• INPUT:
● ● ●

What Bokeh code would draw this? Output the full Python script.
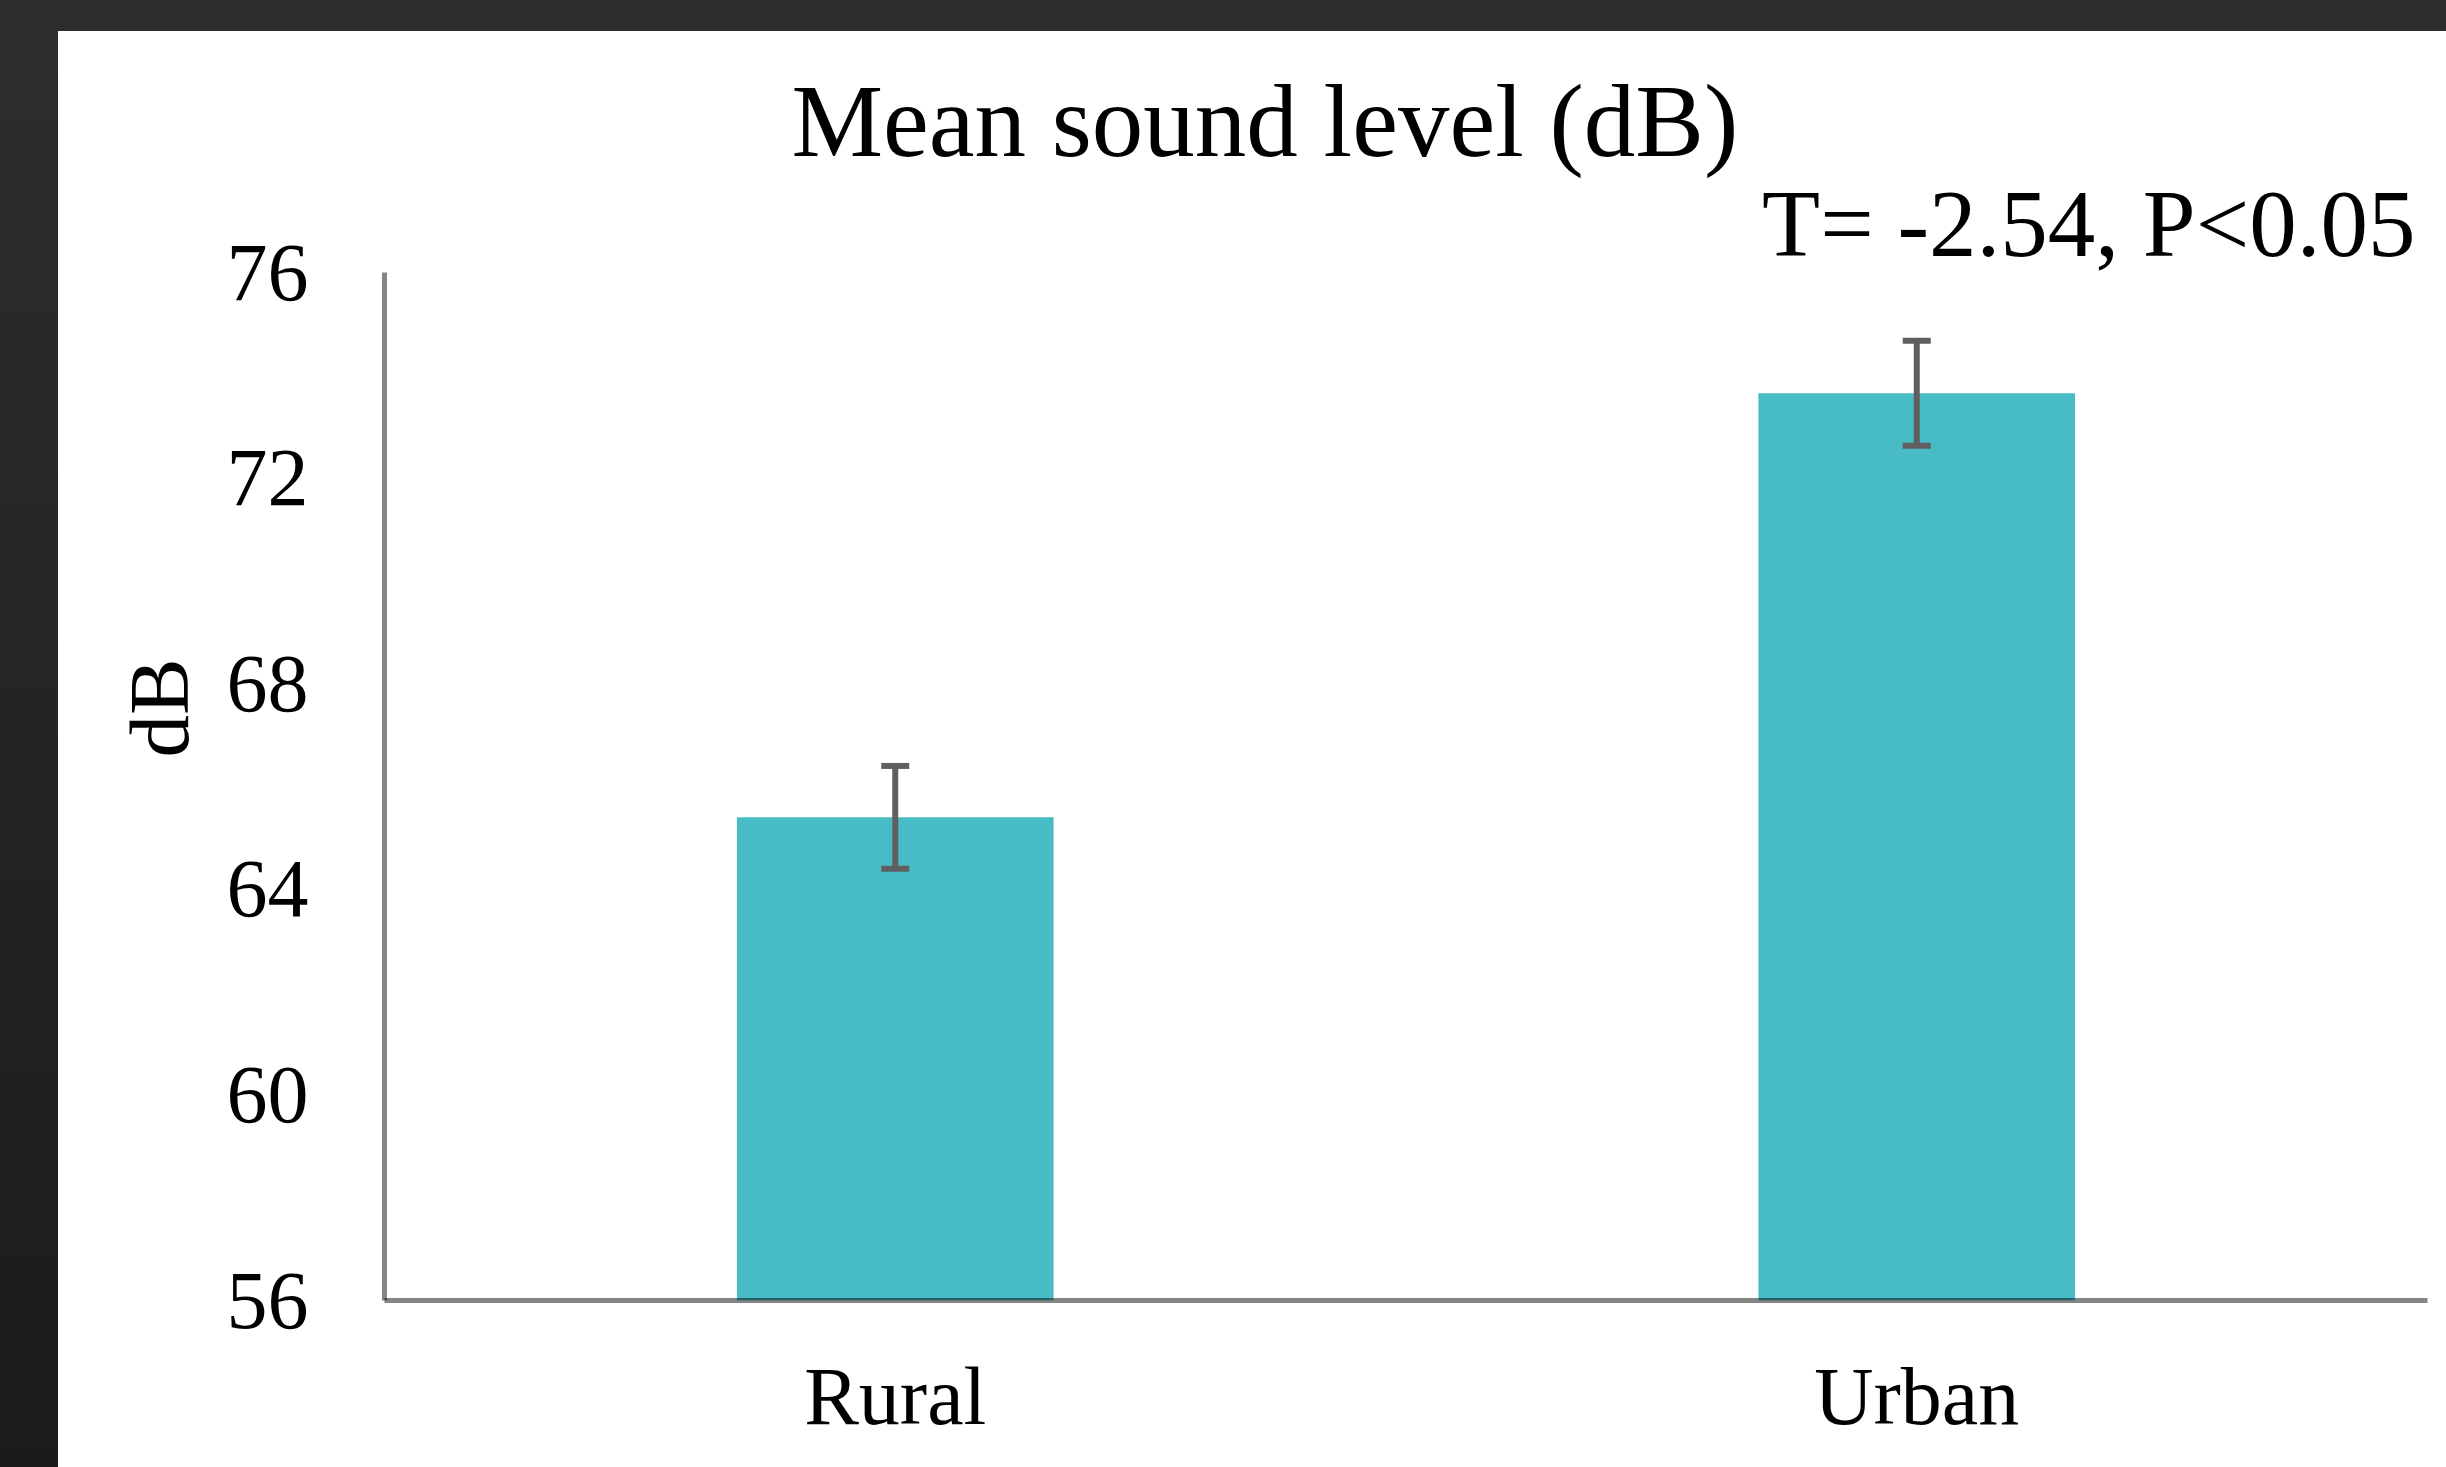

● ● ●

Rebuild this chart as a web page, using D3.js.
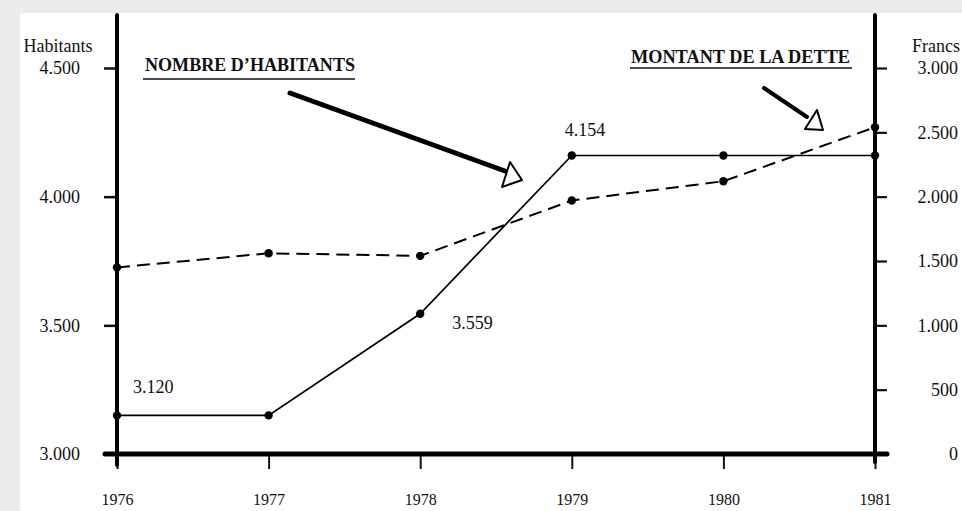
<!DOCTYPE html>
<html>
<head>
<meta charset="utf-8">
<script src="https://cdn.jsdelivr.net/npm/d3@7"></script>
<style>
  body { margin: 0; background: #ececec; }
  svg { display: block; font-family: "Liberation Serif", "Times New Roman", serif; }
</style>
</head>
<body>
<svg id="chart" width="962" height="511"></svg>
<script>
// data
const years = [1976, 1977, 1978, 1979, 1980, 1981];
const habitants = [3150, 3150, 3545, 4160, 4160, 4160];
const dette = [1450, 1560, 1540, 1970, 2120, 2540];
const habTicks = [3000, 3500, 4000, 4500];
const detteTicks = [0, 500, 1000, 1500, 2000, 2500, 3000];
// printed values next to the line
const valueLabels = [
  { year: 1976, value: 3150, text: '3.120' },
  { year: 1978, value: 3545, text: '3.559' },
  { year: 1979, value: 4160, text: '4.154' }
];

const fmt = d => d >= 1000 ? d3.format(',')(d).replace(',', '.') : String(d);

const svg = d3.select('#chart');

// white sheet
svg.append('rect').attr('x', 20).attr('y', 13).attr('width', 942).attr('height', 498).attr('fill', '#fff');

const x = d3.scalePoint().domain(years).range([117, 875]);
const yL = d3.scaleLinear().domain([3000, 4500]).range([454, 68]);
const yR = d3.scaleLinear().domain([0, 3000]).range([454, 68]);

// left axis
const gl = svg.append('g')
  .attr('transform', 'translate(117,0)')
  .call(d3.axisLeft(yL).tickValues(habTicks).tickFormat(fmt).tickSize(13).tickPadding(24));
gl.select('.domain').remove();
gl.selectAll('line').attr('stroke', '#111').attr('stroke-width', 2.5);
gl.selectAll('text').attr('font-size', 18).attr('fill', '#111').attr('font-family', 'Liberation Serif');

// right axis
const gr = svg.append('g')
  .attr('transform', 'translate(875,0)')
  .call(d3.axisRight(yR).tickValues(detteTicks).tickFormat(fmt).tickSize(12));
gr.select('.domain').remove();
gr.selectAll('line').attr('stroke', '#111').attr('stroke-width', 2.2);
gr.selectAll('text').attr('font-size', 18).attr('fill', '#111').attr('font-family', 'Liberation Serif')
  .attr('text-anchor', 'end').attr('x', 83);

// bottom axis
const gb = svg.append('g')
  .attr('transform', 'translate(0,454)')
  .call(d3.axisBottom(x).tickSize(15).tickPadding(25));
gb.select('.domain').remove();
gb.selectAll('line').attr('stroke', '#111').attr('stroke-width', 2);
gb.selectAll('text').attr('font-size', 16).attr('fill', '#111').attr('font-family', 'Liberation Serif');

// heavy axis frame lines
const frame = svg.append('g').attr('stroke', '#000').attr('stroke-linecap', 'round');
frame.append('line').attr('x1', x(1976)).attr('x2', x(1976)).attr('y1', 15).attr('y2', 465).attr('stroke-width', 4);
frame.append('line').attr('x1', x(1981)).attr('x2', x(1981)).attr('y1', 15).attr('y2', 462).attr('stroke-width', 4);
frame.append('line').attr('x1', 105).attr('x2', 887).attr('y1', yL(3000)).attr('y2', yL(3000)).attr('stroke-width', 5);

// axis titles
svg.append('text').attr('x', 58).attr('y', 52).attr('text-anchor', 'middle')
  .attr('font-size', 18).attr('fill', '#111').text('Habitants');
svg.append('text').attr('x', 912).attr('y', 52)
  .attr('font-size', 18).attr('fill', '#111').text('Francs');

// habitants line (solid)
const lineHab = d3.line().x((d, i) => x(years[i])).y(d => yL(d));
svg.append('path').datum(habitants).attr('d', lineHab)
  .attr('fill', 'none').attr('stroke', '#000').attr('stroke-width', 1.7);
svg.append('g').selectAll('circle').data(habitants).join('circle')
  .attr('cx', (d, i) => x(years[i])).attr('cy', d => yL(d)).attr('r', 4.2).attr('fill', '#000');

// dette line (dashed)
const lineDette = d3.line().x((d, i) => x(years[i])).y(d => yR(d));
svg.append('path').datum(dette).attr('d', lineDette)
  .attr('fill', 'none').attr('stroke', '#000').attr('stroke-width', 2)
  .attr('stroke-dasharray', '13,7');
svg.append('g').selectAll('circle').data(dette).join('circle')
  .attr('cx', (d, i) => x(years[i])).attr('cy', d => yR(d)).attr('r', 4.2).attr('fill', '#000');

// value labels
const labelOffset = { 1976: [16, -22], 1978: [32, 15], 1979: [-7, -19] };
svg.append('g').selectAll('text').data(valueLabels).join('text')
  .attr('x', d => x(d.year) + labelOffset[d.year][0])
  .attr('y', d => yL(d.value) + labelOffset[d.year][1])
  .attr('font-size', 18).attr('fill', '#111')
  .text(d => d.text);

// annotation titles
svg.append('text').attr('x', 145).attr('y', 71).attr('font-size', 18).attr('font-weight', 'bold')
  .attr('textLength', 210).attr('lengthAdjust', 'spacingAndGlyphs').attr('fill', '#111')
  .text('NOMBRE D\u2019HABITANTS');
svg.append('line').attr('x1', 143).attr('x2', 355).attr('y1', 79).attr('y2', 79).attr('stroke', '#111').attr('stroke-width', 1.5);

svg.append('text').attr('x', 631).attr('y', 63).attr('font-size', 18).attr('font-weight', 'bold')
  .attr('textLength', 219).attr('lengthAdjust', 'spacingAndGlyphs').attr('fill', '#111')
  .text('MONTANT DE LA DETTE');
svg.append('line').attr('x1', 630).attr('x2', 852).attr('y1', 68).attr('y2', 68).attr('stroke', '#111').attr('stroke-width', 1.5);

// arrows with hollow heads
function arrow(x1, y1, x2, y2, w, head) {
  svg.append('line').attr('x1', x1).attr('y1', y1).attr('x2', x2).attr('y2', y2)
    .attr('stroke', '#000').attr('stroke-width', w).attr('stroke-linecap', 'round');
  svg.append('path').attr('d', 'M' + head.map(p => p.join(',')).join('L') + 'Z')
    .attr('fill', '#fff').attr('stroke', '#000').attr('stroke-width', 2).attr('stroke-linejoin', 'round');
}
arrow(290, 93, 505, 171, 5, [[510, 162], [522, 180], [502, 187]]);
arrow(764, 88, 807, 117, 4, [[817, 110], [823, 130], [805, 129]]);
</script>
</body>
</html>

● ● ●

Which lines hold the string "this"? Copy all of them from the data above.

What Bokeh code would draw this? Output the full Python script.
Rebuild this chart as a web page, using D3.js.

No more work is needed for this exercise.